■ TASK BRIEF: Skip every picture and transcribe the remaining material exactly.

■ PROVIDED MATERIAL:

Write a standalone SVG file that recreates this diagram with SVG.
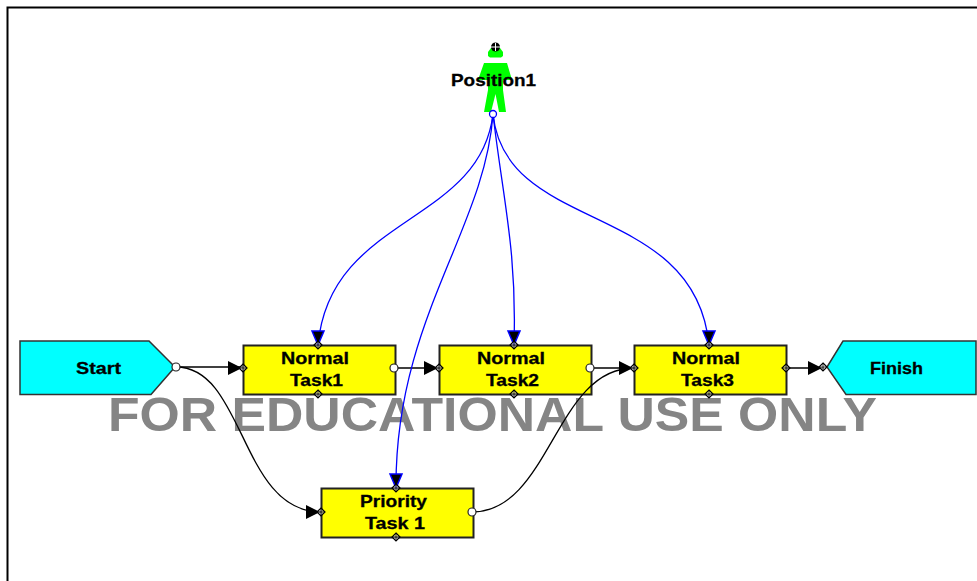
<svg xmlns="http://www.w3.org/2000/svg" width="977" height="581" viewBox="0 0 977 581">
<style>
.box{fill:#ffff00;stroke:#222;stroke-width:2}
.term{fill:#00ffff;stroke:#333;stroke-width:1.5}
.lbl{font-family:"Liberation Sans",Arial,sans-serif;font-size:17px;font-weight:bold;fill:#000;stroke:#000;stroke-width:.3}
.wm{font-family:"Liberation Sans",Arial,sans-serif;font-size:48px;font-weight:bold;fill:#858585}
.blk{fill:none;stroke:#000;stroke-width:1.3}
.blu{fill:none;stroke:#0000ff;stroke-width:1.3}
.ah{fill:#000}
.ahb{fill:#000;stroke:#0000ff;stroke-width:1.5}
.po{fill:#fff;stroke:#222;stroke-width:1.2}
.pd{fill:#fff;fill-opacity:.6;stroke:#000;stroke-width:1.2}
</style>
<defs>
<g id="port"><path class="pd" d="M0-4L4 0L0 4L-4 0Z"/><path d="M-4 0H4M0-4V4" stroke="#000" stroke-width=".8"/></g>
<path id="ar" class="ah" d="M-15-7L-1 0L-15 7Z"/>
<path id="ad" class="ahb" d="M-6-13H6L0 1Z"/>
</defs>
<path d="M7.500 581V7.500H977" fill="none" stroke="#000" stroke-width="2"/>

<g id="start"><path class="term" d="M20 341H149L175 367L151 394.500H20Z"/><text class="lbl" x="76" y="374" textLength="45" lengthAdjust="spacingAndGlyphs">Start</text></g>
<g id="finish"><path class="term" d="M976 341H843L827 367L846 394.500H976Z"/><text class="lbl" x="870" y="374" textLength="53" lengthAdjust="spacingAndGlyphs">Finish</text></g>
<g id="task1"><rect class="box" x="243.500" y="345.500" width="152" height="49"/><text class="lbl" x="281" y="364" textLength="68" lengthAdjust="spacingAndGlyphs">Normal</text><text class="lbl" x="290" y="386" textLength="53" lengthAdjust="spacingAndGlyphs">Task1</text></g>
<g id="task2"><rect class="box" x="439.500" y="345.500" width="152" height="49"/><text class="lbl" x="477" y="364" textLength="68" lengthAdjust="spacingAndGlyphs">Normal</text><text class="lbl" x="486" y="386" textLength="53" lengthAdjust="spacingAndGlyphs">Task2</text></g>
<g id="task3"><rect class="box" x="634.500" y="345.500" width="152" height="49"/><text class="lbl" x="672" y="364" textLength="68" lengthAdjust="spacingAndGlyphs">Normal</text><text class="lbl" x="681" y="386" textLength="53" lengthAdjust="spacingAndGlyphs">Task3</text></g>
<g id="priority"><rect class="box" x="321.500" y="488.500" width="152" height="49"/><text class="lbl" x="360" y="507" textLength="67" lengthAdjust="spacingAndGlyphs">Priority</text><text class="lbl" x="365" y="529" textLength="60" lengthAdjust="spacingAndGlyphs">Task 1</text></g>
<g id="position1"><path fill="#00ff00" d="M488 52L491 48H500L503 52V56L501 57.500H490L488 56Z"/><path fill="#00ff00" d="M484 63H507L512 80H503V90L506 112H499L495.500 94L491 112H484L488 90V80H478Z"/><text class="lbl" x="451" y="86" textLength="85" lengthAdjust="spacingAndGlyphs">Position1</text></g>

<text class="wm" x="108" y="431" textLength="769" lengthAdjust="spacingAndGlyphs">FOR EDUCATIONAL USE ONLY</text>

<g id="connectors">
<path class="blk" d="M176 367H243"/>
<path class="blk" d="M176 367C245 367 240 512 321 512"/>
<path class="blk" d="M395 368H439"/>
<path class="blk" d="M591 368H634"/>
<path class="blk" d="M472 512C550 512 555 368 634 368"/>
<path class="blk" d="M786 368H824"/>
<path class="blu" d="M493 114C480 225 330 215 318 345"/>
<path class="blu" d="M493 114C503 200 517 250 514 345"/>
<path class="blu" d="M493 114C505 235 695 200 709 345"/>
<path class="blu" d="M493 114C485 230 395 320 396 488"/>
<use href="#ar" x="243" y="368"/><use href="#ar" x="439" y="368"/><use href="#ar" x="634" y="368"/><use href="#ar" x="823" y="368"/><use href="#ar" x="321" y="512"/>
<use href="#ad" x="318" y="344"/><use href="#ad" x="514" y="344"/><use href="#ad" x="709" y="344"/><use href="#ad" x="396" y="487"/>
<circle class="po" cx="176" cy="367" r="4"/><circle class="po" cx="394" cy="368" r="4"/><circle class="po" cx="590" cy="368" r="4"/><circle class="po" cx="472" cy="512" r="4"/><circle fill="#fff" stroke="#00f" stroke-width="1.300" cx="493" cy="114" r="3.500"/>
<use href="#port" x="243" y="368"/><use href="#port" x="439" y="368"/><use href="#port" x="634" y="368"/><use href="#port" x="786" y="368"/><use href="#port" x="823" y="367"/><use href="#port" x="321" y="512"/>
<use href="#port" x="318" y="345"/><use href="#port" x="514" y="345"/><use href="#port" x="709" y="345"/><use href="#port" x="396" y="488"/>
<use href="#port" x="318" y="394"/><use href="#port" x="514" y="394"/><use href="#port" x="709" y="394"/><use href="#port" x="396" y="537"/>
<circle cx="495.500" cy="47" r="4.500" fill="#000"/><path d="M491 47H500M495.500 43V51" stroke="#fff" stroke-width="1"/>
</g>
</svg>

■ ANSWER TO THE EXERCISE:
Write a standalone SVG file that recreates this diagram with SVG.
<svg xmlns="http://www.w3.org/2000/svg" width="977" height="581" viewBox="0 0 977 581">
<style>
.box{fill:#ffff00;stroke:#222;stroke-width:2}
.term{fill:#00ffff;stroke:#333;stroke-width:1.5}
.lbl{font-family:"Liberation Sans",Arial,sans-serif;font-size:17px;font-weight:bold;fill:#000;stroke:#000;stroke-width:.3}
.wm{font-family:"Liberation Sans",Arial,sans-serif;font-size:48px;font-weight:bold;fill:#858585}
.blk{fill:none;stroke:#000;stroke-width:1.3}
.blu{fill:none;stroke:#0000ff;stroke-width:1.3}
.ah{fill:#000}
.ahb{fill:#000;stroke:#0000ff;stroke-width:1.5}
.po{fill:#fff;stroke:#222;stroke-width:1.2}
.pd{fill:#fff;fill-opacity:.6;stroke:#000;stroke-width:1.2}
</style>
<defs>
<g id="port"><path class="pd" d="M0-4L4 0L0 4L-4 0Z"/><path d="M-4 0H4M0-4V4" stroke="#000" stroke-width=".8"/></g>
<path id="ar" class="ah" d="M-15-7L-1 0L-15 7Z"/>
<path id="ad" class="ahb" d="M-6-13H6L0 1Z"/>
</defs>
<path d="M7.500 581V7.500H977" fill="none" stroke="#000" stroke-width="2"/>

<g id="start"><path class="term" d="M20 341H149L175 367L151 394.500H20Z"/><text class="lbl" x="76" y="374" textLength="45" lengthAdjust="spacingAndGlyphs">Start</text></g>
<g id="finish"><path class="term" d="M976 341H843L827 367L846 394.500H976Z"/><text class="lbl" x="870" y="374" textLength="53" lengthAdjust="spacingAndGlyphs">Finish</text></g>
<g id="task1"><rect class="box" x="243.500" y="345.500" width="152" height="49"/><text class="lbl" x="281" y="364" textLength="68" lengthAdjust="spacingAndGlyphs">Normal</text><text class="lbl" x="290" y="386" textLength="53" lengthAdjust="spacingAndGlyphs">Task1</text></g>
<g id="task2"><rect class="box" x="439.500" y="345.500" width="152" height="49"/><text class="lbl" x="477" y="364" textLength="68" lengthAdjust="spacingAndGlyphs">Normal</text><text class="lbl" x="486" y="386" textLength="53" lengthAdjust="spacingAndGlyphs">Task2</text></g>
<g id="task3"><rect class="box" x="634.500" y="345.500" width="152" height="49"/><text class="lbl" x="672" y="364" textLength="68" lengthAdjust="spacingAndGlyphs">Normal</text><text class="lbl" x="681" y="386" textLength="53" lengthAdjust="spacingAndGlyphs">Task3</text></g>
<g id="priority"><rect class="box" x="321.500" y="488.500" width="152" height="49"/><text class="lbl" x="360" y="507" textLength="67" lengthAdjust="spacingAndGlyphs">Priority</text><text class="lbl" x="365" y="529" textLength="60" lengthAdjust="spacingAndGlyphs">Task 1</text></g>
<g id="position1"><path fill="#00ff00" d="M488 52L491 48H500L503 52V56L501 57.500H490L488 56Z"/><path fill="#00ff00" d="M484 63H507L512 80H503V90L506 112H499L495.500 94L491 112H484L488 90V80H478Z"/><text class="lbl" x="451" y="86" textLength="85" lengthAdjust="spacingAndGlyphs">Position1</text></g>

<text class="wm" x="108" y="431" textLength="769" lengthAdjust="spacingAndGlyphs">FOR EDUCATIONAL USE ONLY</text>

<g id="connectors">
<path class="blk" d="M176 367H243"/>
<path class="blk" d="M176 367C245 367 240 512 321 512"/>
<path class="blk" d="M395 368H439"/>
<path class="blk" d="M591 368H634"/>
<path class="blk" d="M472 512C550 512 555 368 634 368"/>
<path class="blk" d="M786 368H824"/>
<path class="blu" d="M493 114C480 225 330 215 318 345"/>
<path class="blu" d="M493 114C503 200 517 250 514 345"/>
<path class="blu" d="M493 114C505 235 695 200 709 345"/>
<path class="blu" d="M493 114C485 230 395 320 396 488"/>
<use href="#ar" x="243" y="368"/><use href="#ar" x="439" y="368"/><use href="#ar" x="634" y="368"/><use href="#ar" x="823" y="368"/><use href="#ar" x="321" y="512"/>
<use href="#ad" x="318" y="344"/><use href="#ad" x="514" y="344"/><use href="#ad" x="709" y="344"/><use href="#ad" x="396" y="487"/>
<circle class="po" cx="176" cy="367" r="4"/><circle class="po" cx="394" cy="368" r="4"/><circle class="po" cx="590" cy="368" r="4"/><circle class="po" cx="472" cy="512" r="4"/><circle fill="#fff" stroke="#00f" stroke-width="1.300" cx="493" cy="114" r="3.500"/>
<use href="#port" x="243" y="368"/><use href="#port" x="439" y="368"/><use href="#port" x="634" y="368"/><use href="#port" x="786" y="368"/><use href="#port" x="823" y="367"/><use href="#port" x="321" y="512"/>
<use href="#port" x="318" y="345"/><use href="#port" x="514" y="345"/><use href="#port" x="709" y="345"/><use href="#port" x="396" y="488"/>
<use href="#port" x="318" y="394"/><use href="#port" x="514" y="394"/><use href="#port" x="709" y="394"/><use href="#port" x="396" y="537"/>
<circle cx="495.500" cy="47" r="4.500" fill="#000"/><path d="M491 47H500M495.500 43V51" stroke="#fff" stroke-width="1"/>
</g>
</svg>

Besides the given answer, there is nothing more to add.